> Exercise aim:
Your task is to repeat all of the data exactly while excluding the pictures.

---- Recorded information

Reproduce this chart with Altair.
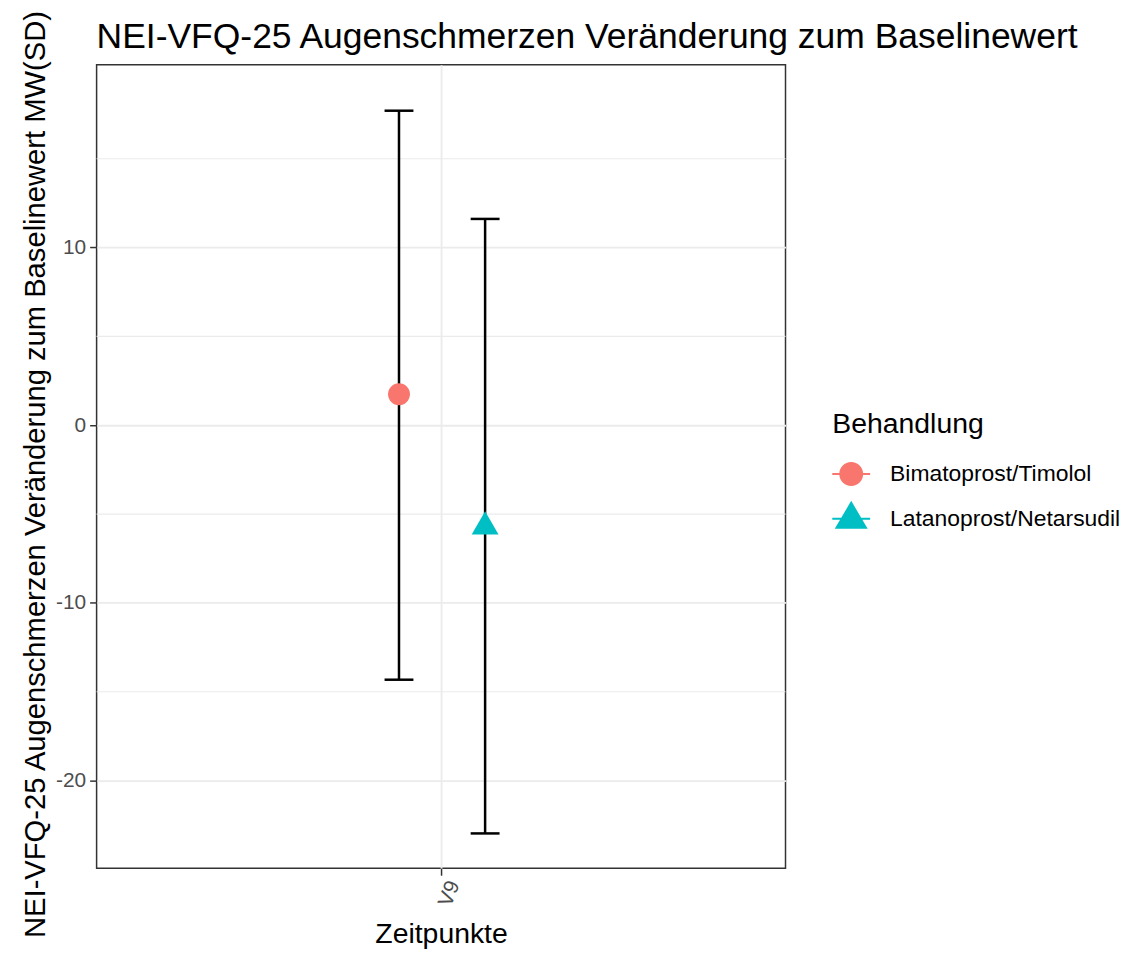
import altair as alt
import pandas as pd

# ---- data ----
zeitpunkte = ["V9"]
behandlung = ["Bimatoprost/Timolol", "Latanoprost/Netarsudil"]
mw = [1.74, -5.49]
untere = [-14.32, -22.97]
obere = [17.70, 11.61]
minor_grid = [-15, -5, 5, 15]
major_ticks = [-20, -10, 0, 10]

# ---- styles ----
farben = ["#F8766D", "#00BFC4"]
formen = ["circle", "triangle-up"]
groessen = [484, 729]
leg_paths = [
    "M0.63,0A0.63,0.63 0 1,1 -0.63,0A0.63,0.63 0 1,1 0.63,0Z M-1,-0.05L1,-0.05L1,0.05L-1,0.05Z",
    "M0,-0.95L0.87,0.53L-0.87,0.53Z M-1,-0.05L1,-0.05L1,0.05L-1,0.05Z",
]
y_domain = [-24.93, 20.28]
dodge_range = [260.5, 433.5]

df = pd.DataFrame({
    "Zeitpunkt": zeitpunkte * len(behandlung),
    "Behandlung": behandlung,
    "MW": mw,
    "unten": untere,
    "oben": obere,
})
grid_df = pd.DataFrame({"g": minor_grid})

ytitle = "NEI-VFQ-25 Augenschmerzen Veränderung zum Baselinewert MW(SD)"
yscale = alt.Scale(domain=y_domain, nice=False, zero=False)
yaxis = alt.Axis(
    title=ytitle, values=major_ticks, grid=True, gridColor="#EBEBEB", gridWidth=1.8,
    domain=False, tickColor="#333333", tickWidth=1.5, tickSize=7,
    labelFontSize=21, labelColor="#4D4D4D", labelPadding=4,
    labelExpr="datum.value < 0 ? '-' + abs(datum.value) : '' + datum.value",
    titleFontSize=29.3, titleFontWeight="normal", titleColor="black",
    titleAngle=270, titleX=-52, titleY=411, titleAlign="center", titleBaseline="alphabetic",
)
xenc = alt.X(
    "Zeitpunkt:N",
    scale=alt.Scale(domain=zeitpunkte, paddingInner=0, paddingOuter=0),
    axis=alt.Axis(
        title="Zeitpunkte", labelAngle=290, labelAlign="right", labelBaseline="middle",
        labelFontSize=21, labelColor="#4D4D4D", labelPadding=6, labelOffset=13,
        tickSize=7, tickColor="#333333", tickWidth=1.5, domain=False,
        grid=True, gridColor="#EBEBEB", gridWidth=1.8,
        titleFontSize=28.5, titleFontWeight="normal", titleColor="black",
        titleY=75, titleBaseline="alphabetic",
    ),
)
xoff = alt.XOffset("Behandlung:N", scale=alt.Scale(domain=behandlung, range=dodge_range, paddingInner=0, paddingOuter=0))

grid = alt.Chart(grid_df).mark_rule(color="#EBEBEB", strokeWidth=1.1).encode(
    y=alt.Y("g:Q", scale=yscale, axis=yaxis)
)

bars = alt.Chart(df).mark_rule(color="black", strokeWidth=2.5).encode(
    x=xenc, xOffset=xoff,
    y=alt.Y("unten:Q", scale=yscale, axis=yaxis), y2="oben:Q",
)

caps = alt.Chart(df).transform_fold(["unten", "oben"], as_=["k", "wert"]).mark_tick(
    color="black", size=29, thickness=2.5, opacity=1
).encode(
    x=xenc, xOffset=xoff, y=alt.Y("wert:Q", scale=yscale, axis=yaxis)
)

pts = alt.Chart(df).mark_point(filled=True, opacity=1, strokeWidth=0).encode(
    x=xenc, xOffset=xoff,
    y=alt.Y("MW:Q", scale=yscale, axis=yaxis),
    color=alt.Color("Behandlung:N", scale=alt.Scale(domain=behandlung, range=farben), legend=None),
    shape=alt.Shape("Behandlung:N", scale=alt.Scale(domain=behandlung, range=formen), legend=None),
    size=alt.Size("Behandlung:O", scale=alt.Scale(domain=behandlung, range=groessen), legend=None),
)

legend = alt.Legend(
    title="Behandlung", orient="none", legendX=739, legendY=346.5,
    titleFontSize=28.5, titleFontWeight="normal", titleColor="black",
    labelFontSize=23, labelColor="black", labelLimit=400, symbolSize=1444, labelOffset=20,
    rowPadding=14, titlePadding=17, padding=0, symbolStrokeWidth=0,
)

leg = alt.Chart(df).transform_filter("false").mark_point(filled=True, opacity=1, size=1444).encode(
    x=xenc, xOffset=xoff,
    y=alt.Y("MW:Q", scale=yscale, axis=yaxis),
    color=alt.Color("Behandlung:N", scale=alt.Scale(domain=behandlung, range=farben), legend=legend),
    shape=alt.Shape("Behandlung:N", scale=alt.Scale(domain=behandlung, range=leg_paths), legend=legend),
)

chart = alt.layer(grid, bars, caps, pts, leg).resolve_scale(
    color="independent", shape="independent"
).properties(
    width=692, height=807,
    title=alt.TitleParams(
        text="NEI-VFQ-25 Augenschmerzen Veränderung zum Baselinewert",
        anchor="start", frame="group", fontSize=35.6, fontWeight="normal",
        color="black", baseline="alphabetic", offset=-74,
    ),
    autosize=alt.AutoSizeParams(type="none"),
    padding={"left": 89, "top": 55, "right": 338, "bottom": 79},
).configure(font="Liberation Sans").configure_view(stroke="#333333", strokeWidth=1.5)

chart.save("out.html", embed_options={"renderer": "svg", "actions": False})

--------

> Exercise response:
Reproduce this chart with Altair.
import altair as alt
import pandas as pd

# ---- data ----
zeitpunkte = ["V9"]
behandlung = ["Bimatoprost/Timolol", "Latanoprost/Netarsudil"]
mw = [1.74, -5.49]
untere = [-14.32, -22.97]
obere = [17.70, 11.61]
minor_grid = [-15, -5, 5, 15]
major_ticks = [-20, -10, 0, 10]

# ---- styles ----
farben = ["#F8766D", "#00BFC4"]
formen = ["circle", "triangle-up"]
groessen = [484, 729]
leg_paths = [
    "M0.63,0A0.63,0.63 0 1,1 -0.63,0A0.63,0.63 0 1,1 0.63,0Z M-1,-0.05L1,-0.05L1,0.05L-1,0.05Z",
    "M0,-0.95L0.87,0.53L-0.87,0.53Z M-1,-0.05L1,-0.05L1,0.05L-1,0.05Z",
]
y_domain = [-24.93, 20.28]
dodge_range = [260.5, 433.5]

df = pd.DataFrame({
    "Zeitpunkt": zeitpunkte * len(behandlung),
    "Behandlung": behandlung,
    "MW": mw,
    "unten": untere,
    "oben": obere,
})
grid_df = pd.DataFrame({"g": minor_grid})

ytitle = "NEI-VFQ-25 Augenschmerzen Veränderung zum Baselinewert MW(SD)"
yscale = alt.Scale(domain=y_domain, nice=False, zero=False)
yaxis = alt.Axis(
    title=ytitle, values=major_ticks, grid=True, gridColor="#EBEBEB", gridWidth=1.8,
    domain=False, tickColor="#333333", tickWidth=1.5, tickSize=7,
    labelFontSize=21, labelColor="#4D4D4D", labelPadding=4,
    labelExpr="datum.value < 0 ? '-' + abs(datum.value) : '' + datum.value",
    titleFontSize=29.3, titleFontWeight="normal", titleColor="black",
    titleAngle=270, titleX=-52, titleY=411, titleAlign="center", titleBaseline="alphabetic",
)
xenc = alt.X(
    "Zeitpunkt:N",
    scale=alt.Scale(domain=zeitpunkte, paddingInner=0, paddingOuter=0),
    axis=alt.Axis(
        title="Zeitpunkte", labelAngle=290, labelAlign="right", labelBaseline="middle",
        labelFontSize=21, labelColor="#4D4D4D", labelPadding=6, labelOffset=13,
        tickSize=7, tickColor="#333333", tickWidth=1.5, domain=False,
        grid=True, gridColor="#EBEBEB", gridWidth=1.8,
        titleFontSize=28.5, titleFontWeight="normal", titleColor="black",
        titleY=75, titleBaseline="alphabetic",
    ),
)
xoff = alt.XOffset("Behandlung:N", scale=alt.Scale(domain=behandlung, range=dodge_range, paddingInner=0, paddingOuter=0))

grid = alt.Chart(grid_df).mark_rule(color="#EBEBEB", strokeWidth=1.1).encode(
    y=alt.Y("g:Q", scale=yscale, axis=yaxis)
)

bars = alt.Chart(df).mark_rule(color="black", strokeWidth=2.5).encode(
    x=xenc, xOffset=xoff,
    y=alt.Y("unten:Q", scale=yscale, axis=yaxis), y2="oben:Q",
)

caps = alt.Chart(df).transform_fold(["unten", "oben"], as_=["k", "wert"]).mark_tick(
    color="black", size=29, thickness=2.5, opacity=1
).encode(
    x=xenc, xOffset=xoff, y=alt.Y("wert:Q", scale=yscale, axis=yaxis)
)

pts = alt.Chart(df).mark_point(filled=True, opacity=1, strokeWidth=0).encode(
    x=xenc, xOffset=xoff,
    y=alt.Y("MW:Q", scale=yscale, axis=yaxis),
    color=alt.Color("Behandlung:N", scale=alt.Scale(domain=behandlung, range=farben), legend=None),
    shape=alt.Shape("Behandlung:N", scale=alt.Scale(domain=behandlung, range=formen), legend=None),
    size=alt.Size("Behandlung:O", scale=alt.Scale(domain=behandlung, range=groessen), legend=None),
)

legend = alt.Legend(
    title="Behandlung", orient="none", legendX=739, legendY=346.5,
    titleFontSize=28.5, titleFontWeight="normal", titleColor="black",
    labelFontSize=23, labelColor="black", labelLimit=400, symbolSize=1444, labelOffset=20,
    rowPadding=14, titlePadding=17, padding=0, symbolStrokeWidth=0,
)

leg = alt.Chart(df).transform_filter("false").mark_point(filled=True, opacity=1, size=1444).encode(
    x=xenc, xOffset=xoff,
    y=alt.Y("MW:Q", scale=yscale, axis=yaxis),
    color=alt.Color("Behandlung:N", scale=alt.Scale(domain=behandlung, range=farben), legend=legend),
    shape=alt.Shape("Behandlung:N", scale=alt.Scale(domain=behandlung, range=leg_paths), legend=legend),
)

chart = alt.layer(grid, bars, caps, pts, leg).resolve_scale(
    color="independent", shape="independent"
).properties(
    width=692, height=807,
    title=alt.TitleParams(
        text="NEI-VFQ-25 Augenschmerzen Veränderung zum Baselinewert",
        anchor="start", frame="group", fontSize=35.6, fontWeight="normal",
        color="black", baseline="alphabetic", offset=-74,
    ),
    autosize=alt.AutoSizeParams(type="none"),
    padding={"left": 89, "top": 55, "right": 338, "bottom": 79},
).configure(font="Liberation Sans").configure_view(stroke="#333333", strokeWidth=1.5)

chart.save("out.html", embed_options={"renderer": "svg", "actions": False})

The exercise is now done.